Thanks, Akim.

Right, so it is the presence of a destructor that enables this
checking.  Might it be worth mentioning in the documentation?

The example in 3.8.7 shows how to use

%destructor { } <character>

it probably confused me.  The explanation certainly doesn't tell me
all the ramifications.

-----

Trying a token that does need a destructor I chose a struct term,
which is passed as an lvalue (that is, the entire struct, not a
pointer).  Thus struct term does not require a destructor.  However,
it contains an optional pointer to a string that must be destroyed and
the token clearly identifies which cases have a pointer.  Clearly one
cannot expect Bison to understand such subtlety.

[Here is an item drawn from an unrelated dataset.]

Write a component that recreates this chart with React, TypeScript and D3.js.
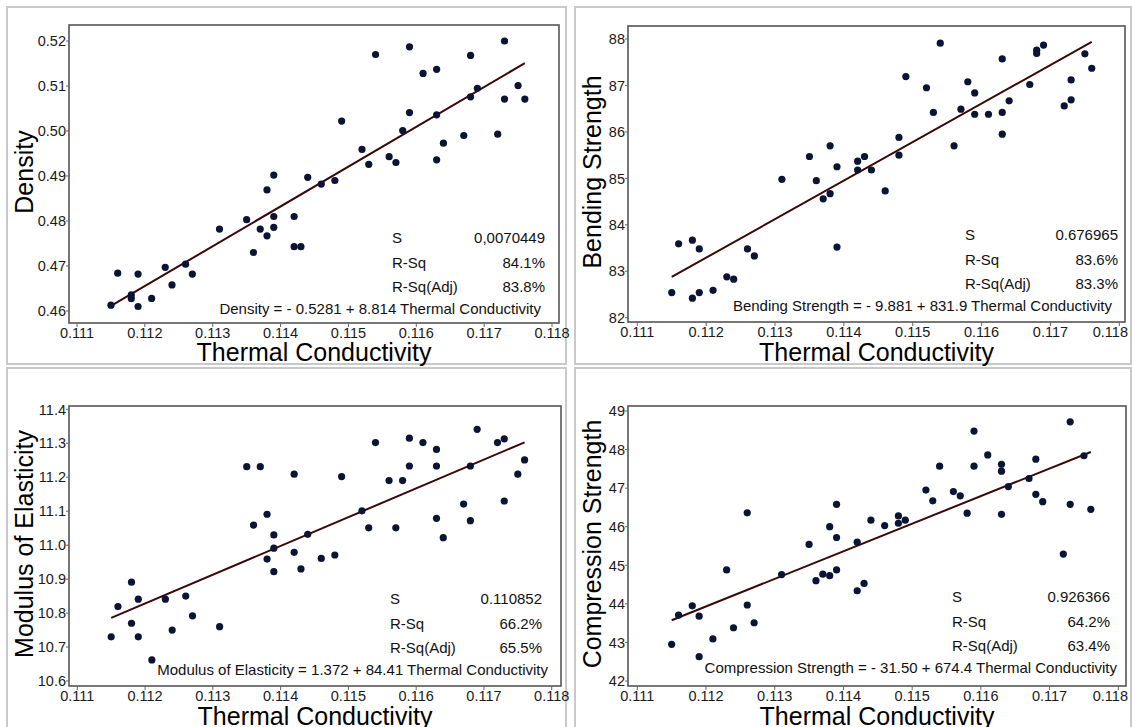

I had to add a variant to the %union (struct term termv) so that those
cases that actually need to be destroyed were identified as such.  Of
course this upsets the applecart in a slew of function calls, but

#define termv term

took care of that.  Thus the struct yylval that the lexxer sees
remains unchanged.

(Yes I use a struct yylval instead of a union; then incorrect usage
soon results in a null pointer being dereferenced rather than one
struct being mistaken for another.)

On 28 January 2013 13:35, Akim Demaille <a...@lrde.epita.fr> wrote:
> Hi John,
>
> If you declared destructors for parsehow and parsecase,
> it is understood as "these symbols allocated memory
> that needs to be reclaimed before the symbol is destroyed".
>
> Bison can "see" that you are not using these symbols
> in the action, so you are certainly leaking them.  The
> parser will _not_ reclaim them: %destructor is there
> for error recovery, not to reclaim the memory
> of rhs symbols in an action reduction.